The Town of Brookhaven Highway Department recently completed phase I of its energy-efficient street light conversion program — a program replacing all low-pressure sodium and high-pressure sodium overhead lights with light-emitting diode (known as LED) streetlights.
Brookhaven Highway Superintendent Dan Losquadro (R) said he began researching for this project as soon as he joined the Highway Department in 2013. With the size of the town being equivalent to all of Nassau County, he said that his department is responsible for 44,000 streetlights.
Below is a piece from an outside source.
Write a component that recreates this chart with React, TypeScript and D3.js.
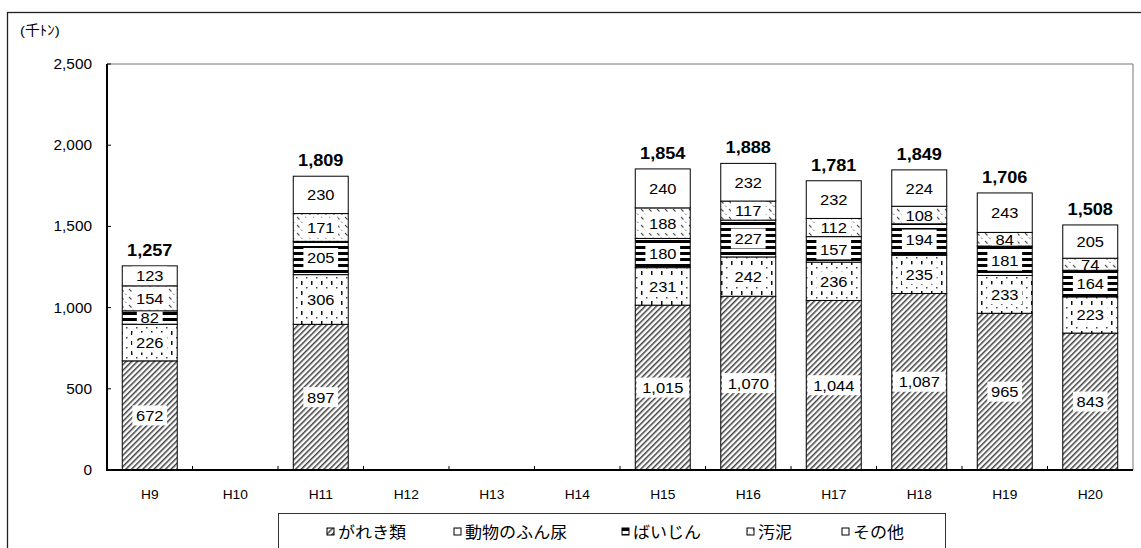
import React, { useEffect, useRef } from 'react';
import * as d3 from 'd3';

// 年度
const years = ['H9', 'H10', 'H11', 'H12', 'H13', 'H14', 'H15', 'H16', 'H17', 'H18', 'H19', 'H20'];
// series (bottom -> top); null = no survey that year
const gareki = [672, null, 897, null, null, null, 1015, 1070, 1044, 1087, 965, 843];
const doubutsu = [226, null, 306, null, null, null, 231, 242, 236, 235, 233, 223];
const baijin = [82, null, 205, null, null, null, 180, 227, 157, 194, 181, 164];
const odei = [154, null, 171, null, null, null, 188, 117, 112, 108, 84, 74];
const sonota = [123, null, 230, null, null, null, 240, 232, 232, 224, 243, 205];
const totals = [1257, null, 1809, null, null, null, 1854, 1888, 1781, 1849, 1706, 1508];
const seriesNames = ['がれき類', '動物のふん尿', 'ばいじん', '汚泥', 'その他'];
const yTicks = [0, 500, 1000, 1500, 2000, 2500];

const SX = 1.1; // the source text is a bit wide
const FONT = "'Liberation Sans', Arial, 'Noto Sans CJK JP', sans-serif";

const App: React.FC = () => {
  const ref = useRef<SVGSVGElement | null>(null);

  useEffect(() => {
    if (!ref.current) return;
    const svg = d3.select(ref.current);
    svg.selectAll('*').remove();

    const plot = { left: 107, right: 1133, top: 64, bottom: 470 };

    const x = d3.scaleBand()
      .domain(years)
      .range([plot.left, plot.right])
      .paddingInner(0.357)
      .paddingOuter(0.1785);

    const y = d3.scaleLinear()
      .domain([0, 2500])
      .range([plot.bottom, plot.top]);

    const fmt = d3.format(',');

    const stretchedText = (g: any, px: number, py: number, str: string, size: number, anchor = 'middle', weight = 'normal') =>
      g.append('text')
        .attr('transform', `translate(${px},${py}) scale(${SX},1)`)
        .attr('text-anchor', anchor)
        .attr('font-size', size)
        .attr('font-weight', weight)
        .attr('font-family', FONT)
        .attr('fill', '#000')
        .text(str);

    // patterns
    const defs = svg.append('defs');
    const p1 = defs.append('pattern').attr('id', 'p-gareki')
      .attr('patternUnits', 'userSpaceOnUse').attr('width', 4).attr('height', 4)
      .attr('patternTransform', 'rotate(45)');
    p1.append('rect').attr('width', 4).attr('height', 4).attr('fill', '#fff');
    p1.append('line').attr('x1', 0.8).attr('y1', 0).attr('x2', 0.8).attr('y2', 4)
      .attr('stroke', '#222').attr('stroke-width', 1.3);

    const p2 = defs.append('pattern').attr('id', 'p-doubutsu')
      .attr('patternUnits', 'userSpaceOnUse').attr('width', 10).attr('height', 10);
    p2.append('rect').attr('width', 10).attr('height', 10).attr('fill', '#fff');
    p2.append('rect').attr('x', 1).attr('y', 1).attr('width', 1.5).attr('height', 4).attr('fill', '#111');
    p2.append('rect').attr('x', 6).attr('y', 7).attr('width', 1.5).attr('height', 1.5).attr('fill', '#444');

    const p3 = defs.append('pattern').attr('id', 'p-baijin')
      .attr('patternUnits', 'userSpaceOnUse').attr('width', 12).attr('height', 6);
    p3.append('rect').attr('width', 12).attr('height', 6).attr('fill', '#fff');
    p3.append('rect').attr('x', 0).attr('y', 0).attr('width', 12).attr('height', 3).attr('fill', '#000');

    const p4 = defs.append('pattern').attr('id', 'p-odei')
      .attr('patternUnits', 'userSpaceOnUse').attr('width', 8).attr('height', 8);
    p4.append('rect').attr('width', 8).attr('height', 8).attr('fill', '#fff');
    p4.append('line').attr('x1', 1).attr('y1', 1).attr('x2', 3.5).attr('y2', 3.5)
      .attr('stroke', '#555').attr('stroke-width', 1.1);
    p4.append('line').attr('x1', 5).attr('y1', 5.5).attr('x2', 6.5).attr('y2', 7)
      .attr('stroke', '#777').attr('stroke-width', 1);

    const fills = ['url(#p-gareki)', 'url(#p-doubutsu)', 'url(#p-baijin)', 'url(#p-odei)', '#fff'];

    // outer frame
    svg.append('rect')
      .attr('x', 7.5).attr('y', 12.5).attr('width', 1200).attr('height', 600)
      .attr('fill', '#fff').attr('stroke', '#222').attr('stroke-width', 1.3);

    // unit
    stretchedText(svg, 20, 35, '(千ﾄﾝ)', 13.5, 'start');

    // plot border (top/right gray)
    svg.append('path')
      .attr('d', `M${plot.left},${plot.top}H${plot.right}V${plot.bottom}`)
      .attr('fill', 'none').attr('stroke', '#777').attr('stroke-width', 1);

    // y axis
    const ya = svg.append('g');
    yTicks.forEach(t => {
      ya.append('line').attr('x1', plot.left).attr('x2', plot.left + 4)
        .attr('y1', y(t)).attr('y2', y(t)).attr('stroke', '#000');
      stretchedText(ya, 92, y(t) + 5, fmt(t), 14, 'end');
    });

    // x ticks between categories
    const step = x.step();
    years.forEach((_, i) => {
      const bx = plot.left + step * (i + 1);
      if (i < years.length - 1) {
        svg.append('line').attr('x1', bx).attr('x2', bx)
          .attr('y1', plot.bottom).attr('y2', plot.bottom - 4).attr('stroke', '#000');
      }
    });
    years.forEach(yr => {
      stretchedText(svg, (x(yr) as number) + x.bandwidth() / 2, 499, yr, 12.5);
    });

    // stacked bars
    const series = [gareki, doubutsu, baijin, odei, sonota];
    const bars = svg.append('g');
    const labels = svg.append('g');
    years.forEach((yr, i) => {
      if (gareki[i] == null) return;
      const bx = x(yr) as number;
      const bw = x.bandwidth();
      let acc = 0;
      series.forEach((s, k) => {
        const v = s[i] as number;
        const y0 = y(acc);
        const y1 = y(acc + v);
        bars.append('rect')
          .attr('x', bx).attr('y', y1).attr('width', bw).attr('height', y0 - y1)
          .attr('fill', fills[k]).attr('stroke', '#000').attr('stroke-width', 1);
        const cy = (y0 + y1) / 2;
        const txt = fmt(v);
        const tw = txt.length * 0.54 * 15 * SX;
        const bh = Math.min(20, y0 - y1 - 1.5);
        labels.append('rect')
          .attr('x', bx + bw / 2 - tw / 2 - 4).attr('y', cy - bh / 2)
          .attr('width', tw + 8).attr('height', bh).attr('fill', '#fff');
        stretchedText(labels, bx + bw / 2, cy + 5.5, txt, 15);
        acc += v;
      });
      stretchedText(labels, bx + bw / 2, y(acc) - 10, fmt(totals[i] as number), 16.5, 'middle', 'bold');
    });

    // axes lines
    svg.append('line').attr('x1', plot.left).attr('x2', plot.left)
      .attr('y1', plot.top).attr('y2', plot.bottom).attr('stroke', '#000').attr('stroke-width', 2);
    svg.append('line').attr('x1', plot.left - 1).attr('x2', plot.right)
      .attr('y1', plot.bottom).attr('y2', plot.bottom).attr('stroke', '#000').attr('stroke-width', 2);

    // legend
    svg.append('rect').attr('x', 278.5).attr('y', 513.5).attr('width', 667).attr('height', 80)
      .attr('fill', '#fff').attr('stroke', '#333').attr('stroke-width', 1);
    const legendX = [327, 454, 622, 747, 842];
    seriesNames.forEach((name, k) => {
      svg.append('rect').attr('x', legendX[k]).attr('y', 528).attr('width', 7).attr('height', 7)
        .attr('fill', fills[k]).attr('stroke', '#000').attr('stroke-width', 1);
      stretchedText(svg, legendX[k] + 11, 538, name, 15.5, 'start');
    });
  }, []);

  return (
    <div>
      <style>{'body{margin:0;}'}</style>
      <svg ref={ref} width={1141} height={548} style={{ display: 'block' }} />
    </div>
  );
};

export default App;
With the support of Supervisor Ed Romaine (R) and the Town Board, the project was approved.
“The goal that I had in those first years was to go after the highest energy-consuming fixtures that we had,” Losquadro said.
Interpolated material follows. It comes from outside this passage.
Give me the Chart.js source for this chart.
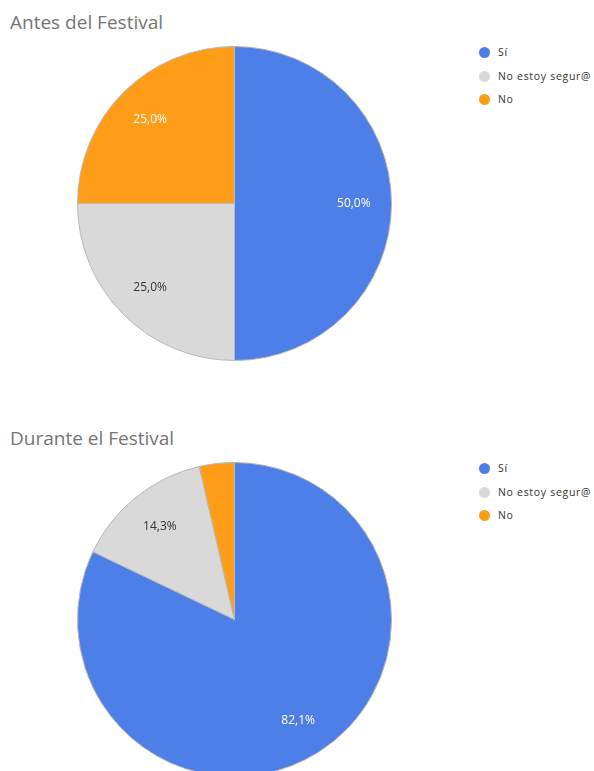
<!DOCTYPE html>
<html>
<head>
<meta charset="utf-8">
<script src="https://cdn.jsdelivr.net/npm/chart.js@4"></script>
<style>
  body { margin: 0; background: #fff; width: 594px; height: 771px; overflow: hidden; position: relative; font-family: "Open Sans", sans-serif; }
  .title { position: absolute; left: 10px; font-size: 19px; color: #757575; }
  .pie { position: absolute; left: 77px; }
  .legend { position: absolute; left: 479px; font-size: 10.5px; color: #333; letter-spacing: 0.7px; }
  .legend div { height: 23.5px; line-height: 12px; white-space: nowrap; }
  .legend span { display: inline-block; width: 11px; height: 11px; border-radius: 50%; vertical-align: -2px; margin-right: 8px; }
</style>
</head>
<body>
<div class="title" style="top: 9px;">Antes del Festival</div>
<canvas id="chart-antes" class="pie" width="315" height="315" style="top: 46px;"></canvas>
<div id="legend-antes" class="legend" style="top: 46px;"></div>

<div class="title" style="top: 425px;">Durante el Festival</div>
<canvas id="chart-durante" class="pie" width="315" height="315" style="top: 462px;"></canvas>
<div id="legend-durante" class="legend" style="top: 462px;"></div>

<script>
const categories = ['Sí', 'No estoy segur@', 'No'];
const antesValues = [50.0, 25.0, 25.0];
const duranteValues = [82.1, 14.3, 3.6];

const sliceColors = ['#4e7ee8', '#d9d9d9', '#ff9d19'];
const labelColors = ['#ffffff', '#333333', '#ffffff'];

// draws the percentage inside each slice
const sliceLabels = {
    id: 'sliceLabels',
    afterDatasetsDraw(chart) {
        const ctx = chart.ctx;
        const meta = chart.getDatasetMeta(0);
        const data = chart.data.datasets[0].data;
        const total = data.reduce((a, b) => a + b, 0);
        ctx.save();
        ctx.font = '12px "Open Sans", sans-serif';
        ctx.textAlign = 'center';
        ctx.textBaseline = 'middle';
        meta.data.forEach((arc, i) => {
            const pct = data[i] / total * 100;
            if (pct < 5) return;
            const mid = (arc.startAngle + arc.endAngle) / 2;
            const r = arc.outerRadius * 0.76;
            ctx.fillStyle = labelColors[i];
            ctx.fillText(pct.toFixed(1).replace('.', ',') + '%', arc.x + Math.cos(mid) * r, arc.y + Math.sin(mid) * r);
        });
        ctx.restore();
    }
};

function makePie(canvasId, values) {
    return new Chart(document.getElementById(canvasId), {
        type: 'pie',
        data: {
            labels: categories,
            datasets: [{
                data: values,
                backgroundColor: sliceColors,
                borderColor: '#b8b8b8',
                borderWidth: 1
            }]
        },
        options: {
            responsive: false,
            animation: false,
            layout: { padding: 0 },
            plugins: {
                legend: { display: false },
                tooltip: { enabled: false }
            }
        },
        plugins: [sliceLabels]
    });
}

function makeLegend(id) {
    const el = document.getElementById(id);
    categories.forEach((name, i) => {
        const row = document.createElement('div');
        row.innerHTML = `<span style="background:${sliceColors[i]}"></span>${name}`;
        el.appendChild(row);
    });
}

makePie('chart-antes', antesValues);
makePie('chart-durante', duranteValues);
makeLegend('legend-antes');
makeLegend('legend-durante');
</script>
</body>
</html>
During phase I, the department tackled streetlights that are mounted on utility poles known as “cobra heads,” which tend to use the most wattage, and most of those overhead lights have been finalized, after three short years of work. Phase II is now in effect, moving to convert all existing neighborhood post top fixtures to LED lighting, and replacing old fiberglass poles with new aluminum poles to be completed by 2023.
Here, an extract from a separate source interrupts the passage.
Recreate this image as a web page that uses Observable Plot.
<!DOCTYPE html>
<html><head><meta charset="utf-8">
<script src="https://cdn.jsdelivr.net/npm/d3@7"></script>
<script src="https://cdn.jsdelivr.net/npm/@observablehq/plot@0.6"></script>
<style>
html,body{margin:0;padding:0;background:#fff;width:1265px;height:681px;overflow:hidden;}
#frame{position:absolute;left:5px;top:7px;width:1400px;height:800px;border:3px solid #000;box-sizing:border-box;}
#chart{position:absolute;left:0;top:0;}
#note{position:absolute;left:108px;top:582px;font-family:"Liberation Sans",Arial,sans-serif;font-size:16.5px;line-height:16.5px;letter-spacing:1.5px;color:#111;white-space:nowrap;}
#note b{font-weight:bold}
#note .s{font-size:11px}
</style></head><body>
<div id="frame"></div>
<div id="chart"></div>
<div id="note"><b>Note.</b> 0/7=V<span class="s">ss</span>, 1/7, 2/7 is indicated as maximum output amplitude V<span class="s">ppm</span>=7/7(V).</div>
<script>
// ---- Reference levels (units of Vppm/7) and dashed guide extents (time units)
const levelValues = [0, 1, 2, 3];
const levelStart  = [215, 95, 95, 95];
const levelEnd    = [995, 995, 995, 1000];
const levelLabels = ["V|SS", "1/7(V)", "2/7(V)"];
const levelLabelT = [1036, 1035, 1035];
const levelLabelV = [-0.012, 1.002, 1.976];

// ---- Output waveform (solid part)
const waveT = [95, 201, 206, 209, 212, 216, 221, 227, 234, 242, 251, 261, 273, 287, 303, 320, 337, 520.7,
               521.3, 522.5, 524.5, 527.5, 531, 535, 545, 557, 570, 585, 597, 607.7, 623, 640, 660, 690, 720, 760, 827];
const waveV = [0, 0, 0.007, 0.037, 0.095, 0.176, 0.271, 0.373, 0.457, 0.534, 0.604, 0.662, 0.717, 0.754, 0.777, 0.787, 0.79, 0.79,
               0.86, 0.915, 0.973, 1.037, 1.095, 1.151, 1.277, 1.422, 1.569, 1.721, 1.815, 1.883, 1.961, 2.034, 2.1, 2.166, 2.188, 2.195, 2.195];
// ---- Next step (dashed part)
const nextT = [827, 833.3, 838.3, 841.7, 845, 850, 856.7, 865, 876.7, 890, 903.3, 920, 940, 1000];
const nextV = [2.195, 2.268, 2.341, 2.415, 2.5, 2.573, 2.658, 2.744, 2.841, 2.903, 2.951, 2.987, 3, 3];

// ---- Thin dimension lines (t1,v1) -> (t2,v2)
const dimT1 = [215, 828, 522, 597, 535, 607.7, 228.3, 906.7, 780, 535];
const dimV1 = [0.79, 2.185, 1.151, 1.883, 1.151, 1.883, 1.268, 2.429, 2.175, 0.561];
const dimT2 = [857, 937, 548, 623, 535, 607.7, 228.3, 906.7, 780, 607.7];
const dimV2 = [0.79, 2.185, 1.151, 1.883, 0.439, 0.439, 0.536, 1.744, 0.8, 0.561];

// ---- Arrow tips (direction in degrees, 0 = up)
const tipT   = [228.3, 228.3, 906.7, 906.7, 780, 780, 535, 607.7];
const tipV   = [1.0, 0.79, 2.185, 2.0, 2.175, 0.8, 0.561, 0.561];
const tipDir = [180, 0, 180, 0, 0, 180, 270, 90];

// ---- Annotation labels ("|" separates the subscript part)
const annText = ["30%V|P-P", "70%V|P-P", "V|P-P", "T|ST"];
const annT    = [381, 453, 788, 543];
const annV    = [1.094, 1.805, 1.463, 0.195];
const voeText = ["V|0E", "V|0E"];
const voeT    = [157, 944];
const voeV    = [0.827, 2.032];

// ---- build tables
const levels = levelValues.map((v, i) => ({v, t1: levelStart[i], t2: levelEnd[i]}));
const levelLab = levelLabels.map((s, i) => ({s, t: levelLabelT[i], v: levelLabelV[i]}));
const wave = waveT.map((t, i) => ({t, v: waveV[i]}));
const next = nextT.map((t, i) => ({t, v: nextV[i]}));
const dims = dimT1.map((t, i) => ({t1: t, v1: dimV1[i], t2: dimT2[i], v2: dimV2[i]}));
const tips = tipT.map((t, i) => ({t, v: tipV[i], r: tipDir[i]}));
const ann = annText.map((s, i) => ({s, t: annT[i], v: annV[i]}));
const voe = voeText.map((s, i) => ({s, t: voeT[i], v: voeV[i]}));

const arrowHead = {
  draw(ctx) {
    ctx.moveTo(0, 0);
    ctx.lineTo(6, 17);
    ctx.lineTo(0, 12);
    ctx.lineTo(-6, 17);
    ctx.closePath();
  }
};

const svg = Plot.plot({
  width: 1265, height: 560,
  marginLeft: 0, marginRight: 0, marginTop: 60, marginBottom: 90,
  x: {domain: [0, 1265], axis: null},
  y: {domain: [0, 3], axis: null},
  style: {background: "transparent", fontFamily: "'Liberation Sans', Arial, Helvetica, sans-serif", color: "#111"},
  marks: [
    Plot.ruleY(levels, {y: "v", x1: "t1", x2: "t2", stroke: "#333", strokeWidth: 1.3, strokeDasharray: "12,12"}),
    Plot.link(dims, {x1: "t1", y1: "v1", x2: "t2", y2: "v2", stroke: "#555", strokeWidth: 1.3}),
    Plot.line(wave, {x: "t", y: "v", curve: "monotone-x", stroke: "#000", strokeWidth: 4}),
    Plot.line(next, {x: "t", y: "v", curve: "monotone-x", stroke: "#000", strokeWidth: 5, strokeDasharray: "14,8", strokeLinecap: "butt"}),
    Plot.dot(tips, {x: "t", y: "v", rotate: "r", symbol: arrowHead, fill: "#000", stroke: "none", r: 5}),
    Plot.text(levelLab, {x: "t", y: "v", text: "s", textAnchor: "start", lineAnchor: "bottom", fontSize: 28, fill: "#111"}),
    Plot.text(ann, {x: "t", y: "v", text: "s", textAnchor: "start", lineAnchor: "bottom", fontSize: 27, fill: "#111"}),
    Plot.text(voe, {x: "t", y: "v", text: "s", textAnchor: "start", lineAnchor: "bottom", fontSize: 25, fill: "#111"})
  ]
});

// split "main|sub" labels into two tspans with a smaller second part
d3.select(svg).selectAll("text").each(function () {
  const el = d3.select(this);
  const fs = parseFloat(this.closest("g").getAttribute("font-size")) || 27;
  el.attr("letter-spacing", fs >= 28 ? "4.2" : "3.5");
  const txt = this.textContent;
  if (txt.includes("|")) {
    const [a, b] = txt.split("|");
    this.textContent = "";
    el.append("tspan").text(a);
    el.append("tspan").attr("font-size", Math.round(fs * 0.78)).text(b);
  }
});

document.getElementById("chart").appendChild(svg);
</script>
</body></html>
“There are a multitude of factors that play in as to why we wanted to do LED,” the highway superintendent said, noting the energy savings, cost savings and maintenance cost that LED lighting can have. “Not only are you saving that money every year on energy, but instead of having a bulb that’s going to last you two-to-three years, you’re buying a fixture that has a 10-year warranty, with an anticipated life expectancy of up to 20 years — so your maintenance costs go down tremendously.”
Losquadro added that LED lighting is safer and will prevent light pollution compared to other bulbs.
“I’m a firm believer to do something once and do it right,” he said. “This is about the future of Brookhaven Town, and doing things that are going to pay long term with benefits to everyone, myself included as a resident.”
The total project cost was $11.25 million, however, $4.5 million was paid for with part of the $20 million Municipal Consolidation and Efficiency Competition grant the town was awarded. The remaining $6.75 million was paid for with town funds.
In 2020, alone, the town has saved $930,000 in energy costs.
Losquadro said, from a taxpayer perspective, the town has already saved $1.5 million. By just using raw numbers, they can expect to pay off the project in less than five years.
“To convert the entire town, it’s a big endeavor,” he added. “You make the upfront investment, but you know you’re going to get a payoff in short.”
He said that “even with a 10-year warranty, you’re paying it off before the things are even out of warranty. And with an anticipated life expectancy of 20-years plus, it’s a tremendous, tremendous savings.”